Carriacou
Bayaleau Point Cottages, 473/443-7984, carriacoucottages.com, doubles from $85.
Tired of his job as a commodities trader, Dave Goldhill left Manhattan in 1977 for the Caribbean. He taught tennis and bummed around, eventually landing on Carriacou, a sleepy, 13-square-mile island of white-sand beaches in the Grenadines.
"Back then there was just a small community of ex-colonials here," says Dave. "I never imagined I'd meet Ulla." A tall and slender Dane who sailed from Europe to the Caribbean on an 80-foot schooner, Ulla stumbled across Dave in a rum shop in 1984. The two married, had three kids, and bought a piece of oceanfront near the village of Windward.
They built four simple one-room cottages to rent out, painting them in bright shades of red, blue, green, and yellow. Each cottage is a little different (the green one has two full-size beds, star and moon fretwork, and sweeping views of a handful of the Grenadines from its patio), but all are within a minute's walk of the property's small stretch of rock and sand beach. There's a shack at the water's edge where you can grab a kayak and paddle out to a sun-drenched sandbar. Snorkelers spend hours exploring the German fishing boat that ran aground on a nearby reef in 1990.
St. John
There's no airport on St. John, and two thirds of the island is a national park. Rather than first-class resorts and first-class service, St. John has earned a reputation for being friendly to both Mother Nature and visitors' budgets.

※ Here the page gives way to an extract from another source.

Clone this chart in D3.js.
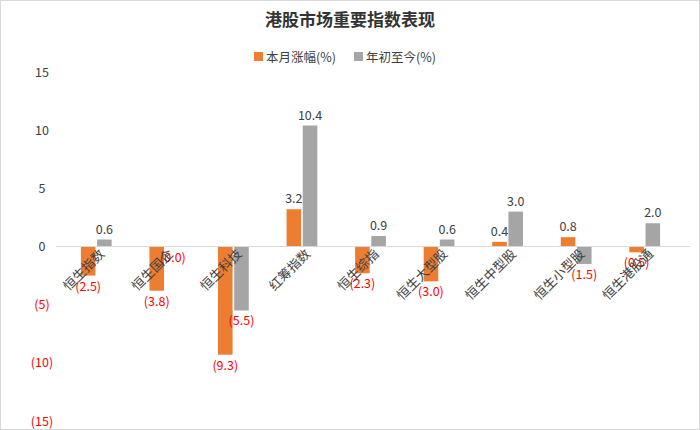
<!DOCTYPE html>
<html><head><meta charset="utf-8">
<script src="https://cdn.jsdelivr.net/npm/d3@7"></script>
<style>body{margin:0;background:#fff}</style>
</head><body>
<script>
var w = 700, h = 430;
var categories = ["恒生指数","恒生国企","恒生科技","红筹指数","恒生综指","恒生大型股","恒生中型股","恒生小型股","恒生港股通"];
var monthly = [-2.5, -3.8, -9.3, 3.2, -2.3, -3.0, 0.4, 0.8, -0.5];
var ytd = [0.6, -0.04, -5.5, 10.4, 0.9, 0.6, 3.0, -1.5, 2.0];
var yTicks = [15, 10, 5, 0, -5, -10, -15];
var seriesNames = ["本月涨幅(%)", "年初至今(%)"];
var colors = ["#ED7D31", "#A5A5A5"];

var font = "'Noto Sans CJK SC', 'Noto Sans', sans-serif";
var svg = d3.select("body").append("svg").attr("width", w).attr("height", h)
    .style("font-family", font);

svg.append("rect").attr("x", 0.5).attr("y", 0.5).attr("width", w - 1).attr("height", h - 1)
    .attr("fill", "#fff").attr("stroke", "#d9d9d9");

function fmt(v) {
    return v < 0 ? "(" + d3.format(".1f")(-v) + ")" : d3.format(".1f")(v);
}

var y = d3.scaleLinear().domain([-15, 15]).range([421, 72]);
var x0 = d3.scaleBand().domain(categories).range([62, 679]);
var x1 = d3.scaleBand().domain([0, 1]).range([-17, 17]).padding(0.1);
function cx(c) { return x0(c) + x0.bandwidth() / 2; }

svg.append("text").attr("x", w / 2).attr("y", 26).attr("text-anchor", "middle")
    .attr("font-size", 17).attr("font-weight", "bold").attr("fill", "#333")
    .text("港股市场重要指数表现");

var leg = svg.append("g").attr("transform", "translate(254,57)");
seriesNames.forEach(function(n, i) {
    var g = leg.append("g").attr("transform", "translate(" + (i * 100) + ",0)");
    g.append("rect").attr("x", 0).attr("y", -5).attr("width", 9).attr("height", 9).attr("fill", colors[i]);
    g.append("text").attr("x", 12).attr("y", 4.5).attr("font-size", 12.5).attr("fill", "#404040").text(n);
});

var yAxis = svg.append("g").attr("transform", "translate(42,0)")
    .call(d3.axisLeft(y).tickValues(yTicks).tickSize(0).tickPadding(0).tickFormat(function(d) { return d < 0 ? "(" + (-d) + ")" : d; }));
yAxis.select(".domain").remove();
yAxis.selectAll("text").attr("font-size", 12.5).attr("font-family", font).attr("text-anchor", "middle")
    .attr("fill", function(d) { return d < 0 ? "#FF0000" : "#404040"; });

var series = [monthly, ytd];
series.forEach(function(vals, s) {
    svg.append("g").selectAll("rect").data(vals).enter().append("rect")
        .attr("x", function(d, i) { return cx(categories[i]) + x1(s); })
        .attr("y", function(d) { return y(Math.max(0, d)); })
        .attr("width", x1.bandwidth())
        .attr("height", function(d) { return Math.abs(y(d) - y(0)); })
        .attr("fill", colors[s]);
});

svg.append("line").attr("x1", 56).attr("x2", 690).attr("y1", y(0)).attr("y2", y(0))
    .attr("stroke", "#d9d9d9");

series.forEach(function(vals, s) {
    svg.append("g").selectAll("text").data(vals).enter().append("text")
        .attr("x", function(d, i) { return cx(categories[i]) + x1(s) + x1.bandwidth() / 2; })
        .attr("y", function(d) { return d < 0 ? y(d) + 15 : y(d) - 6; })
        .attr("text-anchor", "middle").attr("font-size", 12.5)
        .attr("fill", function(d) { return d < 0 ? "#FF0000" : "#404040"; })
        .text(fmt);
});

svg.append("g").selectAll("text").data(categories).enter().append("text")
    .attr("transform", function(d) { return "translate(" + (cx(d) + 6) + "," + (y(0) + 5) + ") rotate(-45)"; })
    .attr("text-anchor", "end").attr("dy", "0.35em").attr("font-size", 13).attr("fill", "#404040")
    .text(function(d) { return d; });
</script>
</body></html>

Cinnamon Bay Campgrounds, 340/776-6330, cinnamonbay.com, bare site $27, tent $80, cottage $140.
Backpackers and families head to Cinnamon Bay on the thickly wooded northern coast for one of its 40 screen-lined cottages (with electricity and four twin beds), 60 canvas tents (cots on hardwood floors), or 26 BYO-tent sites. Everyone shares bathhouses with cold-water showers, and every plot comes with a picnic table and charcoal grill. At night, the trade winds cool things down for a good night's rest.
Maho Bay Camps, 800/392-9004, maho.org, doubles from $120.
Like tree houses for grown-ups, Maho Bay's 114 cottages inspire an oddball form of domesticity. Each canvas-roofed unit comes with linens, cooking utensils, a propane stove, and a rudimentary kitchen. As your morning coffee bubbles in the dented percolator, pelicans float past the window, riding balmy updrafts. Built on stilts, the cottages connect to the beach via stairs and walkways, and it's all so enmeshed in greenery that you can barely see anything man-made from sea level. Daily chores of shaking sand from bedsheets and fetching ice blocks take place against a backdrop of jungled hills plunging to the bay. The water is so clear that even from way up the hillside you can see manta rays and turtles gliding through the shallows.
Like at Cinnamon Bay next door, there are no private bathrooms or hot-water showers. There's also no outdoor lighting to compete with the moon and stars. And the walls are made only of cloth, so the nightly serenade of tree frogs comes from all sides.
Note: This story was accurate when it was published. Please be sure to confirm all rates and details directly with the companies in question before planning your trip.